"The troubles with prayer are multiple, then. Prayer resists being turned off and on like a tape player. It cannot be regimented or legislated… Nor can it be a desperate human effort to placate or motivate an angry, distant deity.

"Many people who have thought long and hard about prayer (and prayed a lot) don't seem paralyzed by these difficulties. Indeed, they suggest solutions to all the problems mentioned. For them, prayer seems unselfconscious, a matter of sinking into God, becoming one with God. Poet Jessica Powers describes this 'disappearing act' into God: 'I walked out of myself and into the woods of God's mercy and there I abide.'

"People who repeatedly try to be at one with God, to discover again and again their union with their maker, find that no matter what happens, they can go through it with grace. Their prayer seems to be a constant immersion, a burning awareness that what's human is holy and that what seems insignificant is bathed in divinity.

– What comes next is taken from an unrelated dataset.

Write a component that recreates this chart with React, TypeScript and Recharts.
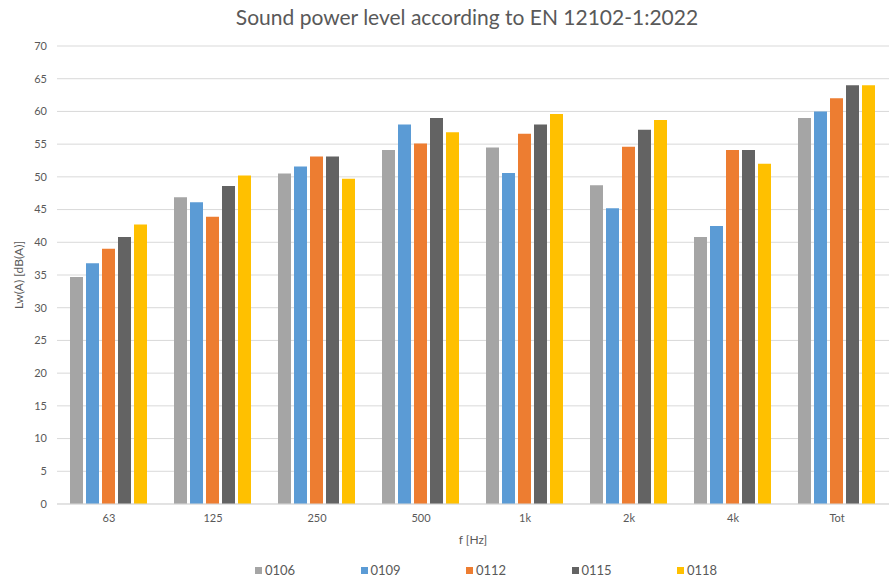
import React from "react";
import {
  BarChart,
  Bar,
  XAxis,
  YAxis,
  CartesianGrid,
  Legend,
} from "recharts";

const bands = ["63", "125", "250", "500", "1k", "2k", "4k", "Tot"];
const s0106 = [34.7, 46.9, 50.5, 54.1, 54.5, 48.7, 40.8, 59.0];
const s0109 = [36.8, 46.1, 51.6, 58.0, 50.6, 45.2, 42.5, 60.0];
const s0112 = [39.0, 43.9, 53.1, 55.1, 56.6, 54.6, 54.1, 62.0];
const s0115 = [40.8, 48.6, 53.1, 59.0, 58.0, 57.2, 54.1, 64.0];
const s0118 = [42.7, 50.2, 49.7, 56.8, 59.6, 58.7, 52.0, 64.0];
const yTicks = [0, 5, 10, 15, 20, 25, 30, 35, 40, 45, 50, 55, 60, 65, 70];

const series = [
  { key: "0106", values: s0106, color: "#A5A5A5" },
  { key: "0109", values: s0109, color: "#5B9BD5" },
  { key: "0112", values: s0112, color: "#ED7D31" },
  { key: "0115", values: s0115, color: "#636363" },
  { key: "0118", values: s0118, color: "#FFC000" },
];

const data = bands.map((name, i) => {
  const row: Record<string, string | number> = { name };
  series.forEach((s) => (row[s.key] = s.values[i]));
  return row;
});

const FONT = "Lato, 'Open Sans', sans-serif";
const TEXT = "#595959";

// Excel spaces legend entries evenly, starting a little right of centre
function LegendRow() {
  return (
    <div style={{ display: "flex", height: 16, alignItems: "center", marginLeft: 255 }}>
      {series.map((s) => (
        <div
          key={s.key}
          style={{ display: "flex", alignItems: "center", width: 105.5, fontSize: 13, color: TEXT, fontFamily: FONT }}
        >
          <span style={{ width: 7, height: 7, background: s.color, marginRight: 3, display: "inline-block" }} />
          {s.key}
        </div>
      ))}
    </div>
  );
}

export default function App() {
  return (
    <div style={{ position: "absolute", left: 0, top: 0, width: 890, height: 578, background: "#fff" }}>
      <div
        style={{
          position: "absolute",
          top: 4,
          left: 22,
          width: 890,
          textAlign: "center",
          fontFamily: FONT,
          fontSize: 21,
          color: TEXT,
        }}
      >
        Sound power level according to EN 12102-1:2022
      </div>
      <BarChart
        width={890}
        height={578}
        data={data}
        margin={{ top: 46, right: 1, bottom: 0, left: 0 }}
        barCategoryGap="12.5%"
        barGap={3}
      >
        <CartesianGrid vertical={false} stroke="#D9D9D9" />
        <XAxis
          dataKey="name"
          height={58}
          axisLine={{ stroke: "#D9D9D9" }}
          tickLine={false}
          tick={{ fontSize: 11, fill: TEXT, fontFamily: FONT }}
          tickMargin={4}
          label={{
            value: "f [Hz]",
            position: "insideBottom",
            offset: 18,
            style: { fontSize: 12, fill: TEXT, fontFamily: FONT },
          }}
        />
        <YAxis
          width={57}
          domain={[0, 70]}
          ticks={yTicks}
          interval={0}
          axisLine={false}
          tickLine={false}
          tickMargin={4}
          tick={{ fontSize: 11, fill: TEXT, fontFamily: FONT }}
          label={{
            value: "Lw(A) [dB(A)]",
            angle: -90,
            position: "insideLeft",
            offset: 19,
            style: { fontSize: 12, fill: TEXT, fontFamily: FONT, textAnchor: "middle" },
          }}
        />
        <Legend verticalAlign="bottom" content={() => <LegendRow />} />
        {series.map((s) => (
          <Bar key={s.key} dataKey={s.key} fill={s.color} isAnimationActive={false} />
        ))}
      </BarChart>
    </div>
  );
}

Their prayer is a deliberate movement to the quiet pool of the inner self where I meet the God who is lover-creator-friend. The French phrase je me souviens means 'I remember,' but more literally, 'I return to myself,' and in so doing, to the source of my life. Such prayer can be all-pervasive, a persistent habit of finding God's presence everywhere.

"Can we really pray everywhere? Even in the emergency room? the retirement center? the jail? the bar? the traffic jam?

"That legitimate question deserves a clear answer. Many theologians would say that God continues to create everything and divine energy pulses through all creation. Hence God is in everything, no matter how odd the setting seems."